The results, published Thursday in the journal Science, raise troubling questions about who will be able to adapt in a shifting, less dependable world.

"There's a great potential for the problems to occur where people have the least ability to cope with it," said Elena Bennett, who studies ecological systems at McGill University and is one of the paper's 21 co-authors.

The team considered three ways in which humans depend on nature. Many crops around the world are pollinated through healthy insect and bird populations; shorelines are protected from erosion and storm surges by coral reefs and coastal marshes; and water quality is protected by filtering swamps and wetlands.

In some places, those benefits are provided through technology such as flood infrastructure or water treatment, or simply by buying food on the global market instead of growing it locally.
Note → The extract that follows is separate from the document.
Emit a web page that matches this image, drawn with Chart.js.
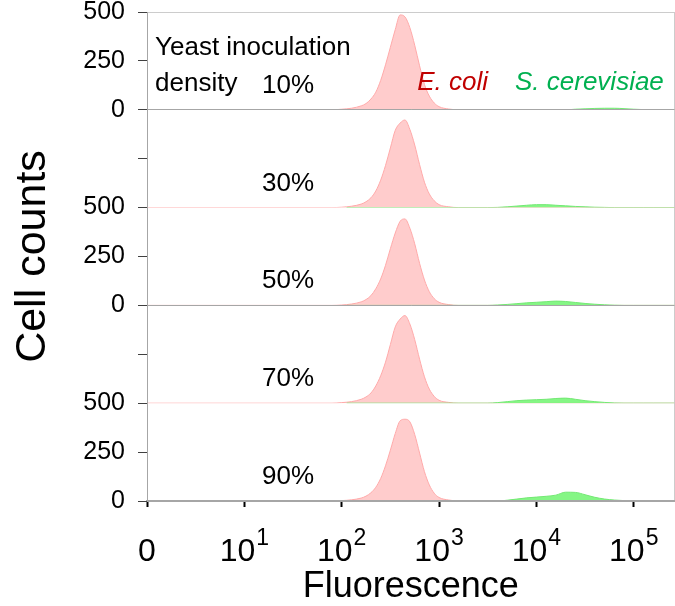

Elsewhere, however, people still rely on nature.

The team was able to use large amounts of data from sources such as satellites to model where nature was providing those benefits, and where people needed them and weren't getting them.

It then projected the consequences of future climate change on those benefits.

"It gets at what's the contribution of nature," said Bennett. "Where is this important to people?"

The research found that if nothing is done to further mitigate climate change, up to 4.5 billion people by 2050 will face the possibility of water contaminated by chemicals such as nitrogen from agricultural runoff. It also concluded that five billion people might have to deal with crop losses as a result of pollination failure.

About 500 million face coastal consequences, the report says.

But while shoreline risks are spread evenly throughout the globe, the paper concludes the other threats aren't.

"Where we see the greatest need, we also see declining ability to meet those needs," said Bennett.

"We see many more people who are at higher risk of water pollution, coastal storms, crops that aren't pollinated to their fullest extent. That ends up playing out a lot more in developing countries than in developed countries."

The report says Africa and South Asia are likely to be the most threatened. Well over half the population there could face higher than average risks, it says.

That may seem far away, but it's not, said Bennett.

"You don't have to look far before you think, 'OK, if Bangladesh floods, now you've got hundreds of millions of climate refugees leaving Bangladesh and going where?'

"You don't have to follow that logical train very far to realize you've got real problems on your hands."

The report notes the risks fall dramatically with efforts to fight climate change. More sustainable economic scenarios cut the risks by at least two-thirds and in some cases by up to nine-tenths.

"It is very easy for us to just assume that those (natural services) are there for us and they're always going to be there for us no matter how we abuse and take advantage of them," Bennett said.

"But if we continue to just take this for granted, we've very likely headed to a place that isn't the place that we want to live. Or our kids and grandkids to live either."